Amid an international outcry, judges asked Iran’s supreme leader Ayatollah Khameini for advise. With no opinion forthcoming, the court was told by Iranian authorities to keep the pastor in jail for another year, giving judges time to use all means to make him recant his faith in Christ and convert him back” to Islam, Khandjani said.


Rights activists said in a reaction that the wave of detentions comes as Iranian media published a Christmas message sent to Pope Benedict XVI from Iran’s Parliament Speaker Ali Larijani.

He reportedly congratulated Christians on the “auspicious anniversary of the birth of Jesus Christ”, wished “blessing, happiness and prosperity” to the pontiff and all Christians in 2012 and said “the world’s ills were caused by ignoring ethics and justice.”

However Mervyn Thomas, the chief executive of Britain-based advocacy group Christian Solidarity Worldwide (CSW), told Worthy News he wasn’t impressed with the Christmas message.

“Mr. Larijani’s Christmas message may have been well intentioned, but it is entirely undermined by these arrests, which violate the Convention on the Rights of the Child (CRC), the International Covenant on Civil and Political Rights (ICCPR), and Iran’s own constitution.”

Iranian authorities have reportedly insisted in previous cases that Christians are being arrested for “indulging” in actions that “threaten public security.”

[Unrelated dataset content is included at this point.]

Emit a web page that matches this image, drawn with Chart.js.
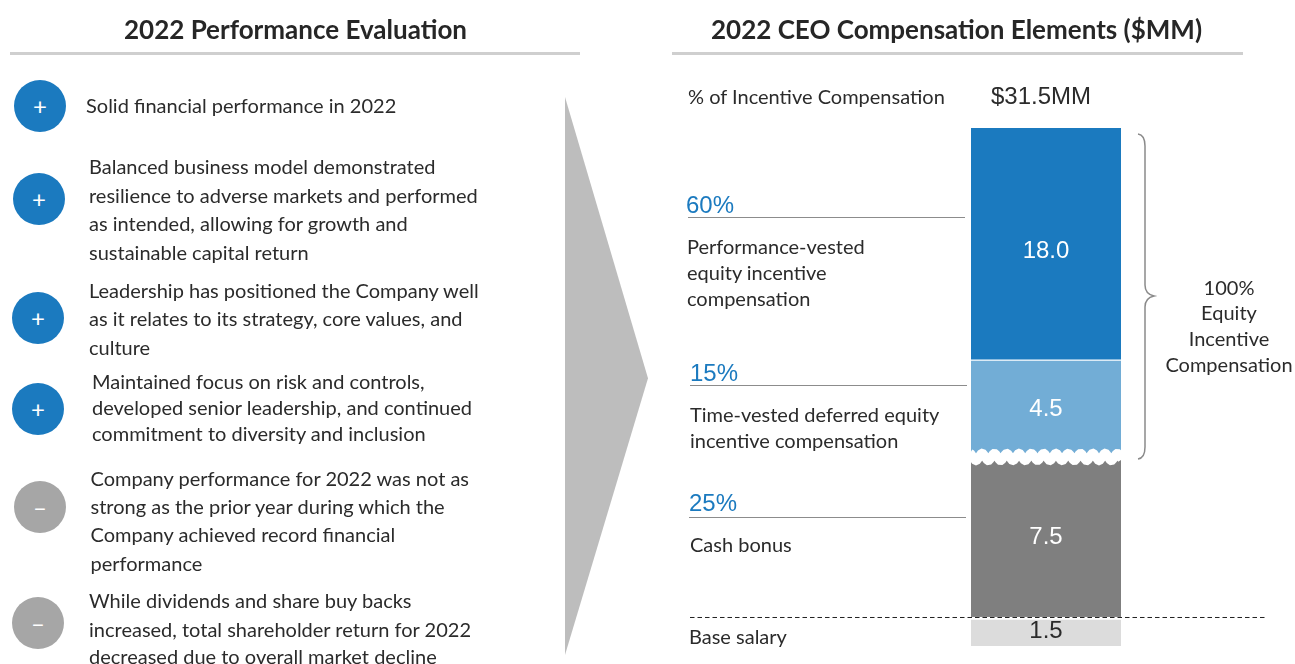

However, Thomas said, “it is difficult to conceive how children attending Sunday school or, for that matter, legitimate Christmas celebrations fit into this category.”

In as statement, Thomas added that “It increasingly appears as if the Iranian regime has decided to deem every act of Christian worship a threat to national security. If this is indeed the case, then the right to freedom of religion or belief is gravely under threat in Iran.”

Despite the reported crackdown, there are at least 100,000 devoted Christians in Iran, many of them former Muslims, according to conservative estimates, while some church groups estimate that number to be several times higher.

Officially 98 percent of Iran’s roughly 78 million people are Muslims, said the U.S. Central Intelligence Agency (CIA) in previous statements.